Mapping high-impact roles and monitoring load, decision quality and engagement around them is a powerful early-warning system. Allocating extra support—such as better delegation structures, clear backup plans and regular recovery periods—protects both these individuals and the financial stability they underpin.
Fix The System
Meditation apps and wellness workshops can be useful, but they cannot compensate for structural overload. The real financial payoff comes from changing the way work is designed. Clear priorities, realistic headcount, and aligned objectives reduce wasted effort and avoid constant crisis mode.
Psychological safety is equally important. When employees can raise workload or process issues without fear, leaders receive real data before situations turn into resignations or health breakdowns. This open feedback loop makes it easier to refine resource allocation and remove bottlenecks that quietly destroy productivity.
Leaders As Multipliers
A leader’s mental state radiates through a team. Studies have shown that managerial stress can influence employee wellbeing for months, affecting energy, trust and performance. A drained leader may unintentionally pass tension through hurried meetings, unclear communication and reactive decisions.
The opposite is also true. Leaders who model boundaries, recovery and sustainable pace set a powerful norm. When they visibly take leave, protect focus time and encourage honest conversations about workload, they create conditions where people can perform consistently instead of sprinting toward burnout. The financial return shows up in steadier performance, stronger retention and higher-quality decisions.
Spaces That Support
Where people work shapes how they feel. Environments with harsh lighting, constant noise and no privacy increase strain, even if no one complains outright. Over time, this erodes concentration and raises stress, undermining the value of salaries and benefits being paid.
Thoughtfully designed workplaces support different modes of work: quiet areas for deep focus, flexible spaces for collaboration, and informal zones for short breaks and connection. Natural light, greenery and comfortable seating sound cosmetic, yet they directly influence energy and cognitive performance. Investing in such design is effectively an investment in turning payroll into higher-quality output.
Return On Care
Multiple analyses indicate that structured workplace mental health programmes can deliver several times return on each dollar invested, through lower absence, reduced turnover and improved productivity. Beyond the headline figures, there are secondary gains: stronger employer branding, easier hiring and higher client satisfaction as teams bring more stable energy to their work.

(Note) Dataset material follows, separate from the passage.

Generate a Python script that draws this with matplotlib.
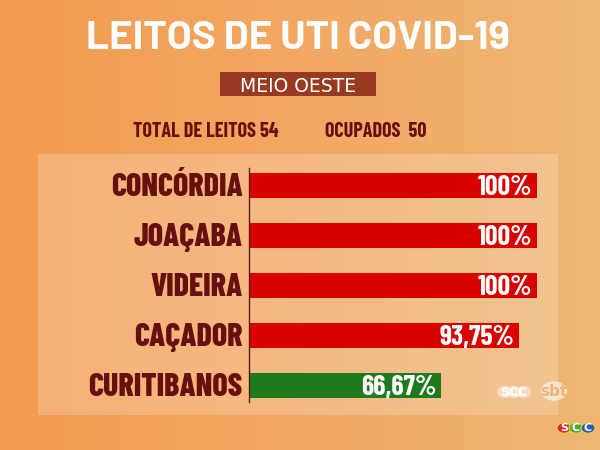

Crucially, the aim is not to eliminate pressure entirely. Healthy challenge can drive growth and innovation. The financial sweet spot lies in systems that demand high standards while also providing recovery, clarity and support—allowing people to sustain performance over years rather than burning brightly and dropping out.
Conclusion
Burnout is not mainly a personal weakness; it is a business risk created by how work is structured, led and resourced. Companies that treat wellbeing as central to strategy, rather than as a side project, protect their people and their profits at the same time. The real competitive edge goes to organisations where humans can do great work without being exhausted by it—what specific change will your business make next to stop burnout from draining its future?